Daniel Todaro, managing director of field marketing agency Gekko, on the future of the high street and why so many big retail brands get it wrong
So, HMV has been handed a dramatic lifeline by Canadian restructuring firm Hilco. Along with potential support from no end of major labels (Universal Music, Warner Music, Sony, 20th Century Fox, Universal Studios, Warner Brothers) all seemingly willing to club together, there may just be a light at the end of the tunnel for the embattled retailer.
However, while we allow ourselves to be swept up in the sentiment and nostalgia around HMV and the subsequent delight at this proposed rescue package. We can’t ignore the events that led us to this point, nor the fellow high-street retailers that seemingly will not be as lucky to find their white-knight investor.
With Comet, Jessops and Blockbuster also calling it a day, we can’t lose sight of the fact that some serious errors in management led to the dark days the retail sector is currently experiencing.
How did these brands get it so wrong?
Once upon a time, HMV had a culture of cool. No place more so than the flagship Oxford Street store in London, to which a visit provided a sense of wonderment unrivaled on the high street – a unique haven of entertainment.
The browsing experience was an event in itself: a destination shopping trip for the whole family. Like the best in-store experiences, it could be legitimately considered a reward or a special treat (if the kids had been good, of course).
But cool is fleeting, particularly with management so out of touch with consumers. What’s particularly frustrating is that HMV offered consumers the opportunity to engage with enthusiastic staff that were passionate about what they sold.

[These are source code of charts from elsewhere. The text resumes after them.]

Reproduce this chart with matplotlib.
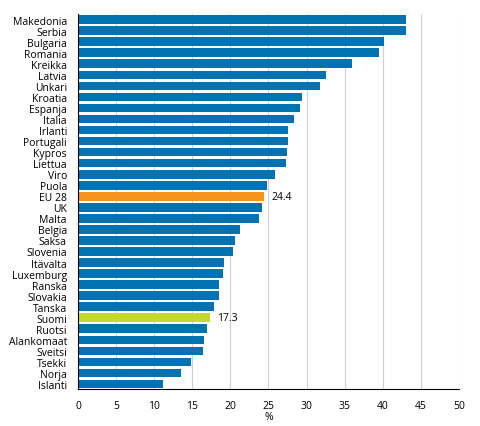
import matplotlib
matplotlib.use("Agg")
import matplotlib.pyplot as plt

countries = ["Makedonia", "Serbia", "Bulgaria", "Romania", "Kreikka", "Latvia", "Unkari",
             "Kroatia", "Espanja", "Italia", "Irlanti", "Portugali", "Kypros", "Liettua",
             "Viro", "Puola", "EU 28", "UK", "Malta", "Belgia", "Saksa", "Slovenia",
             "Itävalta", "Luxemburg", "Ranska", "Slovakia", "Tanska", "Suomi", "Ruotsi",
             "Alankomaat", "Sveitsi", "Tsekki", "Norja", "Islanti"]
values = [43.1, 43.1, 40.1, 39.5, 36.0, 32.6, 31.8, 29.4, 29.2, 28.3, 27.6, 27.5, 27.4, 27.3,
          25.9, 24.8, 24.4, 24.1, 23.8, 21.2, 20.6, 20.4, 19.2, 19.0, 18.5, 18.5, 17.9, 17.3,
          16.9, 16.5, 16.4, 14.8, 13.5, 11.2]
highlight = {"EU 28": "#F7941E", "Suomi": "#C4D82E"}
labelled = {"EU 28": "24.4", "Suomi": "17.3"}
xticks = [0, 5, 10, 15, 20, 25, 30, 35, 40, 45, 50]
xlabel = "%"

plt.rcParams['font.family'] = ['Open Sans', 'DejaVu Sans']
fig = plt.figure(figsize=(4.8, 4.27), dpi=100)
ax = fig.add_axes([0.1625, 0.0867, 0.7937, 0.878])

ys = list(range(len(countries)))
colors = [highlight.get(c, "#0072B2") for c in countries]
ax.barh(ys, values, height=0.78, color=colors, zorder=3)
for y, c, v in zip(ys, countries, values):
    if c in labelled:
        ax.text(v + 1.0, y, labelled[c], va="center", ha="left", fontsize=7.5)

ax.set_yticks(ys)
ax.set_yticklabels(countries, fontsize=7.5)
ax.set_ylim(len(countries) - 0.55, -0.5)
ax.set_xlim(0, 50)
ax.set_xticks(xticks)
ax.set_xticklabels([str(t) for t in xticks], fontsize=7.5)
ax.set_xlabel(xlabel, fontsize=7.5, labelpad=0)
ax.tick_params(axis="y", length=0, pad=8)
ax.tick_params(axis="x", length=0, pad=8)
ax.grid(axis="x", color="#D0D0D0", linewidth=0.8, zorder=0)
for s in ["top", "right"]:
    ax.spines[s].set_visible(False)
ax.spines["left"].set_color("black")
ax.spines["bottom"].set_color("black")
ax.spines["left"].set_linewidth(0.8)
ax.spines["bottom"].set_linewidth(0.8)
ax.spines["left"].set_zorder(4)

fig.savefig("out.png", dpi=100)
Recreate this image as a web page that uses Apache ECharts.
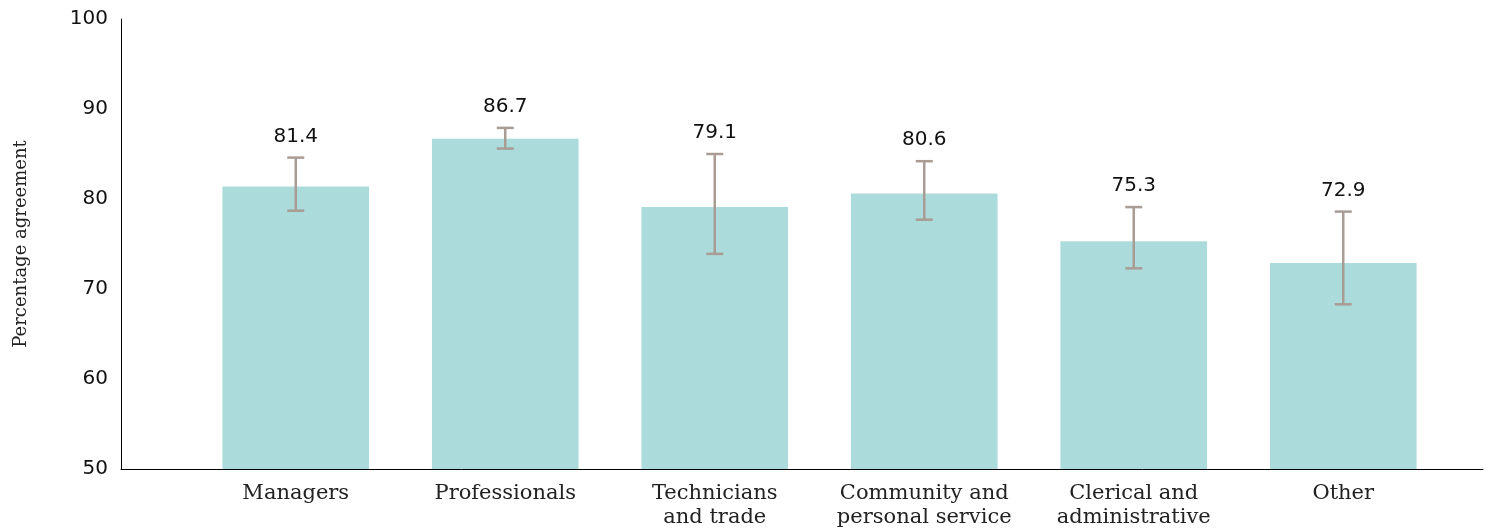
<!DOCTYPE html>
<html>
<head>
<meta charset="utf-8">
<script src="https://cdn.jsdelivr.net/npm/echarts@6/dist/echarts.min.js"></script>
<style>html,body{margin:0;padding:0;background:#fff;}#c{width:1499px;height:532px;}</style>
</head>
<body>
<div id="c"></div>
<script>
const categories = ['Managers', 'Professionals', 'Technicians\nand trade', 'Community and\npersonal service', 'Clerical and\nadministrative', 'Other'];
const values = [81.4, 86.7, 79.1, 80.6, 75.3, 72.9];
const errLow = [78.7, 85.6, 73.9, 77.7, 72.3, 68.3];
const errHigh = [84.6, 87.9, 85.0, 84.2, 79.1, 78.6];
const yTicks = [50, 60, 70, 80, 90, 100];

const chart = echarts.init(document.getElementById('c'), null, {renderer: 'canvas'});
const numFont = 'DejaVu Sans';
const errData = categories.map((c, i) => [i, errLow[i], errHigh[i], values[i]]);

chart.setOption({
  animation: false,
  backgroundColor: '#fff',
  grid: [
    {left: 191, right: 51, top: 19, bottom: 63},
    {left: 121, right: 16, top: 19, bottom: 63}
  ],
  xAxis: [
    {
      type: 'category', data: categories, gridIndex: 0,
      axisLine: {show: false}, axisTick: {show: false},
      axisLabel: {fontFamily: 'DejaVu Serif', fontSize: 21, color: '#222', margin: 13, lineHeight: 24, interval: 0}
    },
    {
      type: 'value', gridIndex: 1, min: 0, max: 1, z: 0,
      axisLine: {show: true, lineStyle: {color: '#000', width: 1}},
      axisTick: {show: false}, axisLabel: {show: false}, splitLine: {show: false}
    }
  ],
  yAxis: [
    {
      type: 'value', gridIndex: 0, min: yTicks[0], max: yTicks[yTicks.length - 1], interval: 10,
      offset: 70,
      axisLine: {show: true, lineStyle: {color: '#000', width: 1}},
      axisTick: {show: false}, splitLine: {show: false},
      axisLabel: {fontFamily: numFont, fontSize: 20, color: '#111', margin: 13},
      name: 'Percentage agreement', nameLocation: 'middle', nameGap: 91,
      nameTextStyle: {fontFamily: 'DejaVu Serif', fontSize: 18, color: '#222'}
    },
    {type: 'value', gridIndex: 1, show: false, min: 0, max: 1}
  ],
  series: [
    {
      type: 'bar', data: values, xAxisIndex: 0, yAxisIndex: 0, z: 3,
      barWidth: '70%', itemStyle: {color: '#acdbdb'}
    },
    {
      type: 'custom', xAxisIndex: 0, yAxisIndex: 0, data: errData, z: 5,
      renderItem: function (params, api) {
        const x = api.value(0);
        const lo = api.coord([x, api.value(1)]);
        const hi = api.coord([x, api.value(2)]);
        const hw = 8.5;
        const st = {stroke: '#a89c95', lineWidth: 2.5};
        return {
          type: 'group',
          children: [
            {type: 'line', shape: {x1: hi[0], y1: hi[1], x2: lo[0], y2: lo[1]}, style: st},
            {type: 'line', shape: {x1: hi[0] - hw, y1: hi[1], x2: hi[0] + hw, y2: hi[1]}, style: st},
            {type: 'line', shape: {x1: lo[0] - hw, y1: lo[1], x2: lo[0] + hw, y2: lo[1]}, style: st},
            {type: 'text', x: hi[0], y: hi[1] - 11, style: {
              text: api.value(3).toFixed(1), fontFamily: numFont, fontSize: 20, fill: '#111',
              align: 'center', verticalAlign: 'bottom'
            }}
          ]
        };
      }
    }
  ]
});
</script>
</body>
</html>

They were authorities on music, film, gaming and tech, helping consumers make informed purchasing decisions. Instead, in what was probably the most symbolic epitome of HMV’s problems, management banned long hair and tattoos and told staff to smarten up. What better way to suck the personality and character out of your brand advocates on the shop floor, and the store as a whole.
Retail is a journey, one that must engage the consumer with above-the-line marketing and through to the shop floor experience. What many of these failed brands (perhaps Blockbuster aside) did not recognise is that with so much choice from competitors across the retail spectrum and online, they did not connect a desirable product offering with a unique customer experience that made people want to keep going back.
If HMV is to make the most of its ‘second chance’, it has to start with people. It’s time to remove heads from the sand, and work on getting that ‘cool’ back. I find it incredible, still, how the vast majority of high-street retailers are too afraid to give their in-store staff just a bit of freedom to go out and express themselves a bit on the shop floor. HMV has a great platform to re-launch from, it just simply cannot revert back to its vanilla retail proposition.
The onus isn’t just on HMV, however. We all have a role to play in restoring the brand to its former glory. Not just for HMV, but for high-street retailing in general.
It’s all well and good lamenting these retailers’ entering administration, but I imagine many of us are guilty of taking the easy option and bowing to the global mass-merchant online retailers far too often.
As a nation of shoppers, in the UK we’re blessed with choice, choice to purchase from a specialist focused on a specific category. If we don’t make the most of that opportunity, it’ll be gone before we know it.
In austere times, we do want value, but just be careful what you wish for. Bigger isn’t always better, and the possibility of shopping solely through mass merchants will lead to less choice within a category, less expertise and less fun.
Nothing can replace the in-store experience, whether it be a local butcher, the Sunday market or even a multinational entertainment retailer. The speed and accessibility of etail is great, but a world where only shopping is entirely confined to online?